_Provided data_
********

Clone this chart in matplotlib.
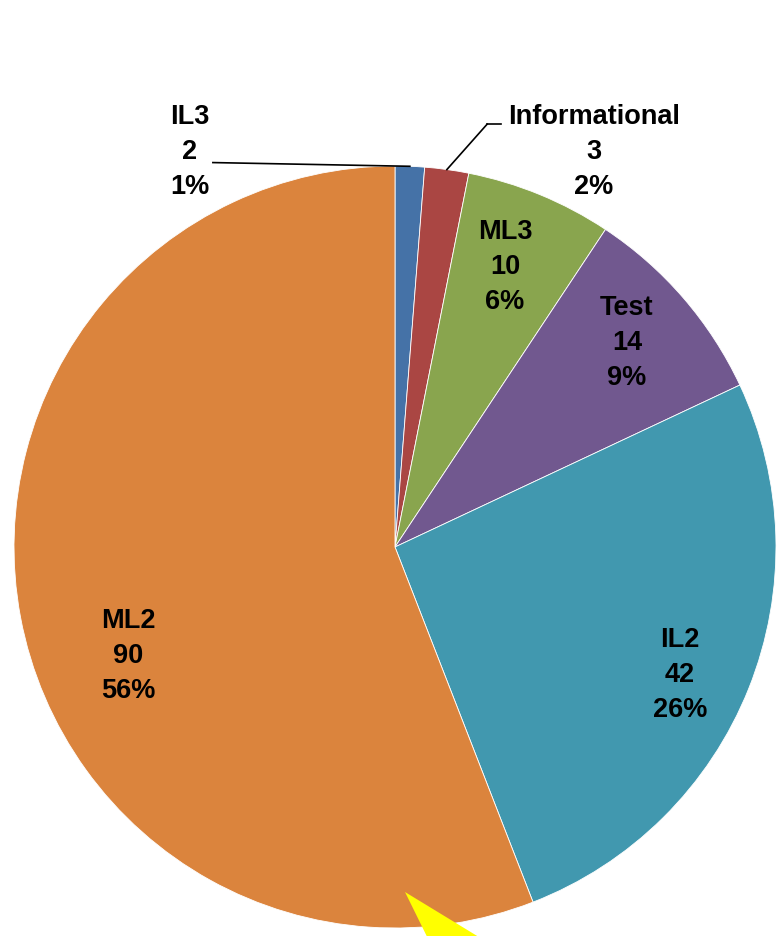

********

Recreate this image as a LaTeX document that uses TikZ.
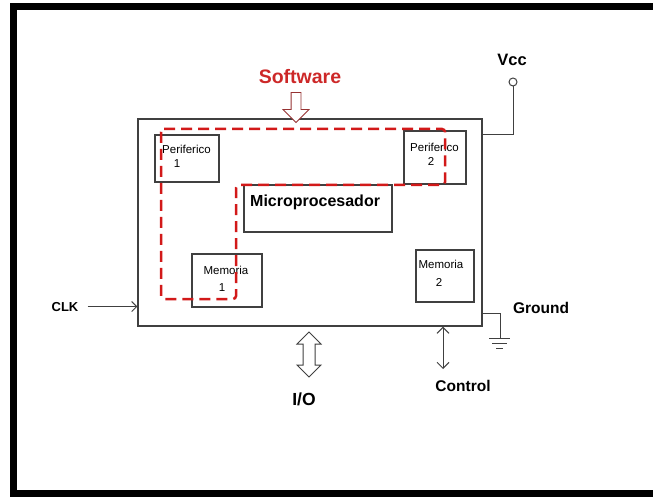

********

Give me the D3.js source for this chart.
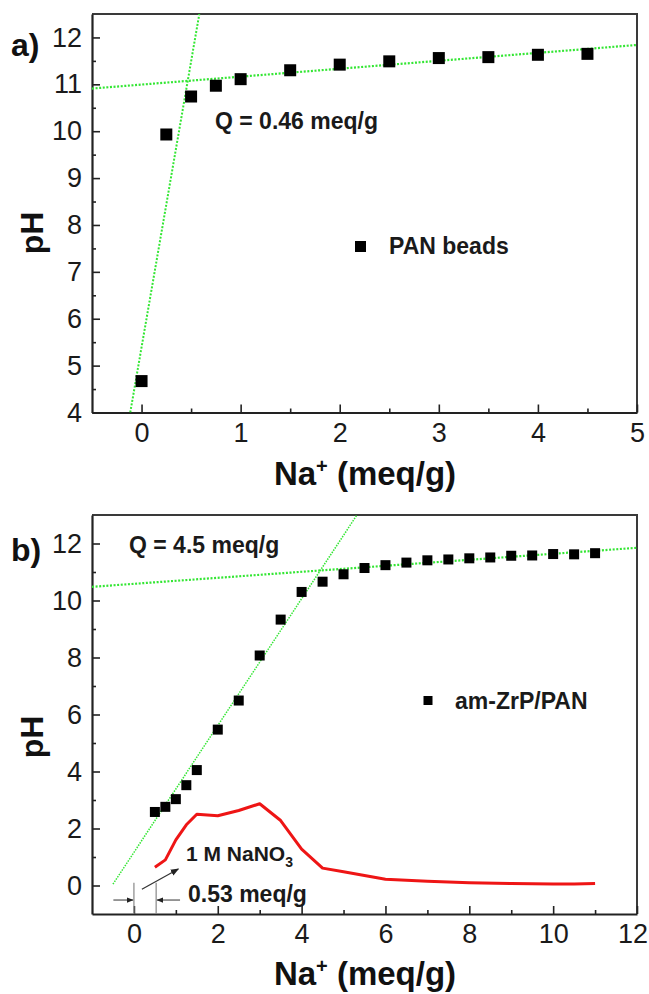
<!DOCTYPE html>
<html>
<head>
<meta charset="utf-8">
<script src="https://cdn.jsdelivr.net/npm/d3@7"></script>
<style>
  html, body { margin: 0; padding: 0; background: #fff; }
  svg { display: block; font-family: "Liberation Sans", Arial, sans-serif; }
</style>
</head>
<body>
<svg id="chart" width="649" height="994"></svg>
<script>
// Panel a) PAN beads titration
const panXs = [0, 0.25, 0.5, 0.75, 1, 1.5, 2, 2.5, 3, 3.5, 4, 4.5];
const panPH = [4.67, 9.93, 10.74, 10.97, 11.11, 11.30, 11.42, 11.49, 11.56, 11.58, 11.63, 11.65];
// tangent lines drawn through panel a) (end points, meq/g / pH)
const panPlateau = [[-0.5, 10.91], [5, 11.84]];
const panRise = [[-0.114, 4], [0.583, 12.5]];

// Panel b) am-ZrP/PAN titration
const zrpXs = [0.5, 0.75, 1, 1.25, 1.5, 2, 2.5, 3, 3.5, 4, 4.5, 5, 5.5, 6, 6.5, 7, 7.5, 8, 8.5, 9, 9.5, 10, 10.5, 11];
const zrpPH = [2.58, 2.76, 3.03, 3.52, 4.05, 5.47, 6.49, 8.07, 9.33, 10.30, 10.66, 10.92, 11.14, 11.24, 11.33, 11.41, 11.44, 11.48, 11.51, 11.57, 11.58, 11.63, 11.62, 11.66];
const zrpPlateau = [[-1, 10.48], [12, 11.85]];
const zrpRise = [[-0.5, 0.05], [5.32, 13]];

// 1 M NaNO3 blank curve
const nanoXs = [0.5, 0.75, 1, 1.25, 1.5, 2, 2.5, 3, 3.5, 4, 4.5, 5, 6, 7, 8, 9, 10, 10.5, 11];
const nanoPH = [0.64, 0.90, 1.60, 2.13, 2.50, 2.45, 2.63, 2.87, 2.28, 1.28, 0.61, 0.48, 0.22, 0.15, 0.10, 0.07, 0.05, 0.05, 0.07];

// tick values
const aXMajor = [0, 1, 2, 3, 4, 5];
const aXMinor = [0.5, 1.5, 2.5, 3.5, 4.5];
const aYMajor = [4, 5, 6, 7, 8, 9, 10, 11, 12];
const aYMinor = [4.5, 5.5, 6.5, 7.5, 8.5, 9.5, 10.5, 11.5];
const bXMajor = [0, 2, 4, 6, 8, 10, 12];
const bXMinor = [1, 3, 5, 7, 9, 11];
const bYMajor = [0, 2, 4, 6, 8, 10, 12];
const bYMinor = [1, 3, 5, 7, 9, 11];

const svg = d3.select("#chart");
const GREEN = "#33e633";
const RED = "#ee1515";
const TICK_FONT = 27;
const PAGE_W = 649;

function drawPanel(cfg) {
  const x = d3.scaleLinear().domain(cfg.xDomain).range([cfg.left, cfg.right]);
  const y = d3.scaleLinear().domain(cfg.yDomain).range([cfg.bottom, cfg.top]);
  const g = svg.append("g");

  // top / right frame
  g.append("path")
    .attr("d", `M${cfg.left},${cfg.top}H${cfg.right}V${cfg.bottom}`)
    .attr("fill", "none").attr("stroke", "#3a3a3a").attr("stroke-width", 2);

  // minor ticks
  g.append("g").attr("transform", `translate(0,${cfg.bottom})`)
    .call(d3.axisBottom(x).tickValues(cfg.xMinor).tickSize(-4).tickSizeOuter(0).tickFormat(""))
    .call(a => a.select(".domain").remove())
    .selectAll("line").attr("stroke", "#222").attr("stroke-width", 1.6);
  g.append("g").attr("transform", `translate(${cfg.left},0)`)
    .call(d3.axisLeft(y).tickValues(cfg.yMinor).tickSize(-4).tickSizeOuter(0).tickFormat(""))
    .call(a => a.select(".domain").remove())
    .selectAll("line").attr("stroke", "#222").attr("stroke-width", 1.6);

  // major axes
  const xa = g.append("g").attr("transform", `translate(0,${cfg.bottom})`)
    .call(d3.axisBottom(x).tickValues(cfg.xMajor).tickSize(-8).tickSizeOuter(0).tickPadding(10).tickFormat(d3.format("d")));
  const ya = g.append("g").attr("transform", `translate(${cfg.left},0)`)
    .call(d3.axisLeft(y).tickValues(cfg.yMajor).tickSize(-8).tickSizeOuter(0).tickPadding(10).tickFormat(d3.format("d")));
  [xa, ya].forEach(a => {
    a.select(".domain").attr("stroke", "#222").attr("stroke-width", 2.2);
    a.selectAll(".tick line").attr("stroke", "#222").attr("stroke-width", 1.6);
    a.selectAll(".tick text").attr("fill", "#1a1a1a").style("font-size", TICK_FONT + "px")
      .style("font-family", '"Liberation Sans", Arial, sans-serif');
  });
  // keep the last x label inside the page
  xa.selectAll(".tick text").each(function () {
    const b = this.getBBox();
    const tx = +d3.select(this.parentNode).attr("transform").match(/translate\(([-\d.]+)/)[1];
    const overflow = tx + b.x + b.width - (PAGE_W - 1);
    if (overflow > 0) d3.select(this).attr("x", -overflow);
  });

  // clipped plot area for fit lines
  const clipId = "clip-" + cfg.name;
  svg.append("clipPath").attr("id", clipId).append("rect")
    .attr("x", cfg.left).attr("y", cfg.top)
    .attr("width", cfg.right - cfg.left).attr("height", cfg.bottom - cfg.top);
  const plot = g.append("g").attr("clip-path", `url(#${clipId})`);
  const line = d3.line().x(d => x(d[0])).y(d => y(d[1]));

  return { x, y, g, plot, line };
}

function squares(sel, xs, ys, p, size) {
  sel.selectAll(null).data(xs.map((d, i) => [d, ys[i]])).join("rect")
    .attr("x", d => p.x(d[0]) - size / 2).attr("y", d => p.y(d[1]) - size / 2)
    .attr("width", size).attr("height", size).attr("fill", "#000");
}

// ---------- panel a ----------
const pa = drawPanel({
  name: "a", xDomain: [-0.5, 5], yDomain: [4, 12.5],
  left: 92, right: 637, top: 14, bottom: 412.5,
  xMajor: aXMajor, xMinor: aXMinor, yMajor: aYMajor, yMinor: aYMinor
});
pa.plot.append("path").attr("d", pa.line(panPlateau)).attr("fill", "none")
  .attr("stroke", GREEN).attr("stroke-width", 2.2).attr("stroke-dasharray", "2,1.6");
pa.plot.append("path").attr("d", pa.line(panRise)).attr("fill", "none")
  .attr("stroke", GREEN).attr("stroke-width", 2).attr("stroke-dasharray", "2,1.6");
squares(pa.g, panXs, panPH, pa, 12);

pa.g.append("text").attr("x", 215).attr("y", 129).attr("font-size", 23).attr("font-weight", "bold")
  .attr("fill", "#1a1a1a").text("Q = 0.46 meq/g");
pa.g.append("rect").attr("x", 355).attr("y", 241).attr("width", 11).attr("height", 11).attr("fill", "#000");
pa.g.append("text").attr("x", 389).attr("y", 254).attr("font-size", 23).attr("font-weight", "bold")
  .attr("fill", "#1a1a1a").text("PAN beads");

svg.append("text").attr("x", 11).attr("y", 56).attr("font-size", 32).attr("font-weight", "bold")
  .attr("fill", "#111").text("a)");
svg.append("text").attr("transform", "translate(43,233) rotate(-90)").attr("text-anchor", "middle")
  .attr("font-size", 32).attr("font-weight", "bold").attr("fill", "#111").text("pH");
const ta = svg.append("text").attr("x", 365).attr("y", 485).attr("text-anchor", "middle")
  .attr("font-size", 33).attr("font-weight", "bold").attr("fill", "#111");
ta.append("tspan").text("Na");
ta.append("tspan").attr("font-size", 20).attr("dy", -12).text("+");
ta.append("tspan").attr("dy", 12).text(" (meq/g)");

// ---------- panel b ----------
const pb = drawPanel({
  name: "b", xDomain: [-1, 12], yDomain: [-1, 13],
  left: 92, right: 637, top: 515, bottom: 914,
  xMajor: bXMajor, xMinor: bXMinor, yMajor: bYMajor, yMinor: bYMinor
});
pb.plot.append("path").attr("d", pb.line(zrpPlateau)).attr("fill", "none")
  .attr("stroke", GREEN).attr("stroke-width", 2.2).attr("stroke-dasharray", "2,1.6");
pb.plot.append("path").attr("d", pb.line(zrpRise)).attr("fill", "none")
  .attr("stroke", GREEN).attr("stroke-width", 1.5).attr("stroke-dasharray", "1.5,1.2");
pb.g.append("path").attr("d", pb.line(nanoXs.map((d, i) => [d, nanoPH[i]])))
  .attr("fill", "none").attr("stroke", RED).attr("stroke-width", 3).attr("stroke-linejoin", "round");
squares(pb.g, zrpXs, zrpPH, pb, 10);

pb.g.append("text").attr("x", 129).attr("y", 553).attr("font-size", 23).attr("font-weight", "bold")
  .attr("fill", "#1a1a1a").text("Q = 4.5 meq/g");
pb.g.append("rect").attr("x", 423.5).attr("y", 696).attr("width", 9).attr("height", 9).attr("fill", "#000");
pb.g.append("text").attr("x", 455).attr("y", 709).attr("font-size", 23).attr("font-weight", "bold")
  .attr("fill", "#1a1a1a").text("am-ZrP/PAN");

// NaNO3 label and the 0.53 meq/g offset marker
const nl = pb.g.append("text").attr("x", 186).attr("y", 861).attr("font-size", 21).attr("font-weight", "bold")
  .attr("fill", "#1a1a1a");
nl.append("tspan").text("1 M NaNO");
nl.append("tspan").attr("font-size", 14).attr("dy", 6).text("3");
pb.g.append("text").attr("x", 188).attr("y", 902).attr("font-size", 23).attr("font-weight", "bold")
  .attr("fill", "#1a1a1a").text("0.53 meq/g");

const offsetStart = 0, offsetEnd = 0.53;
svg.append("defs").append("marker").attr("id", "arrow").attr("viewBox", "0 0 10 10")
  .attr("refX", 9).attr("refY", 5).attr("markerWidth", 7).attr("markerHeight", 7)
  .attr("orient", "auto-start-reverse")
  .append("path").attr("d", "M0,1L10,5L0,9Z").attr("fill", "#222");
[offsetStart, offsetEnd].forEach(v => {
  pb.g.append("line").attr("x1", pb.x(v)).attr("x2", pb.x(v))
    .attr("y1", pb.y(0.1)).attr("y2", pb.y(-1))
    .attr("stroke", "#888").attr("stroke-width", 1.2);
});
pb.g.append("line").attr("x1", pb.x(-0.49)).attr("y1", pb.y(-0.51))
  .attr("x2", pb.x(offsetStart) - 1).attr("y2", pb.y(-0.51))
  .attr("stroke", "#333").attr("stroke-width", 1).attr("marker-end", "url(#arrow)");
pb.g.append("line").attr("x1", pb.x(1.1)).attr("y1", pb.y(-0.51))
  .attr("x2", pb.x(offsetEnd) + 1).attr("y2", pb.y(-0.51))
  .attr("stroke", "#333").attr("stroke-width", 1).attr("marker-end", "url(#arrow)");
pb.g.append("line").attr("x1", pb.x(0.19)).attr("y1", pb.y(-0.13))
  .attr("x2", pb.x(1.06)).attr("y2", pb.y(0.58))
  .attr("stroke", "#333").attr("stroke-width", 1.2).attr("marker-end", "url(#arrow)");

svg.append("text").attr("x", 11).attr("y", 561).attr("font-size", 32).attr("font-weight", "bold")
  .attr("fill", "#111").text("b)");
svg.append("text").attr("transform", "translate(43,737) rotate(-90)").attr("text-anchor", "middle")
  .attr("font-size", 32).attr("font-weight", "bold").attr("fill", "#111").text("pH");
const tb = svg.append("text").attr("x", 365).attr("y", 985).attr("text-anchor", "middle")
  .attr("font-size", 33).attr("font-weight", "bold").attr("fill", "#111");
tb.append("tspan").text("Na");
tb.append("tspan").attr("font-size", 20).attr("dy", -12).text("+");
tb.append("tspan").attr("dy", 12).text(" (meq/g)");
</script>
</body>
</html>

********

_What you need to do_
The answer is the number of lines in the preceding material that hold "this"; write that number and nothing else.

_Task output_
6